SIMULATION OF TEMPERATURE FIELD AT THE MOLD SURFACE AND INSIDE THE CASTING AT HIGH-GRADIENT DIRECTIONAL SOLIDIFICATION PROCESS

Abstract

In order to determine the thermal gradient in a single crystal ingots obtained using the directional solidification method on the UVNS-6 apparatus (Russian Scientific Research Institute of Aviation Materials, Moscow), the single crystal ingots of nickel-based superalloy VJM3 were made. The ingots were made using the liquid metal cooling (LMC) directional solidification method (DS) and without it (Bridgman–Stockbarger technique). The liquid Sn was used for a liquid metal cooling technique.
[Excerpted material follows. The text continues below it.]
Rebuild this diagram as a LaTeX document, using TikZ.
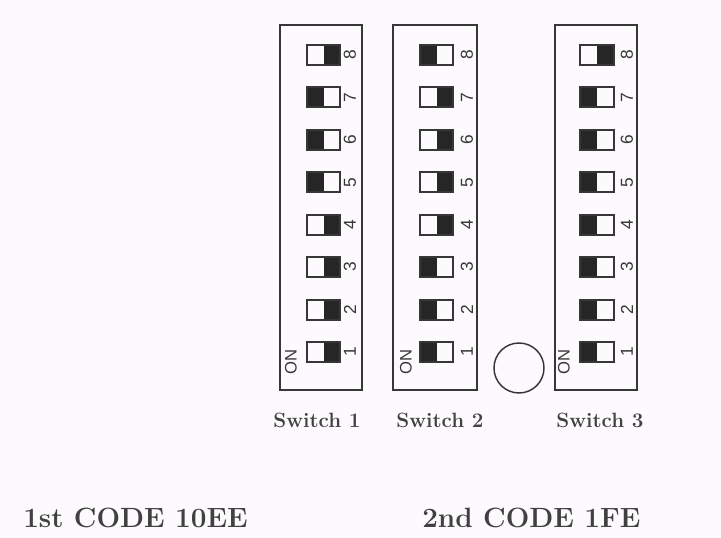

To record the temperature during the ingots obtaining process we use a thermocouple placed on the ceramic mold surface. The directional solidification process of the nickel-based superalloy VJM3 ingots on the UVNS-6 apparatus was simulated using the ProCast software. The thermal properties of the VJM3 alloy, ceramic mold and the DS apparatus parts and the boundary conditions (interface heat transfer coefficient) were found in the literature. There is a good agreement between the calculated and experimental values of the temperature distribution in a mold using the LMC and the Bridgman–Stockbarger technique. A simulation of the directional solidification in the ProCast software is suitable for predicting the thermal gradient on a solidification profile location, and the mushy zone width (a site of the dendritic structure formation). The calculated thermal gradient value in the ingot obtained using the Bridgman–Stockbarger technique is 36 °С/cm. The thermal gradient using the LMC method is 204 °С/cm, is six time higher, than if using the Bridgman–Stockbarger technique. Used thermal properties and boundary conditions can be applied for simulation of Ni-based superalloys blades casting process.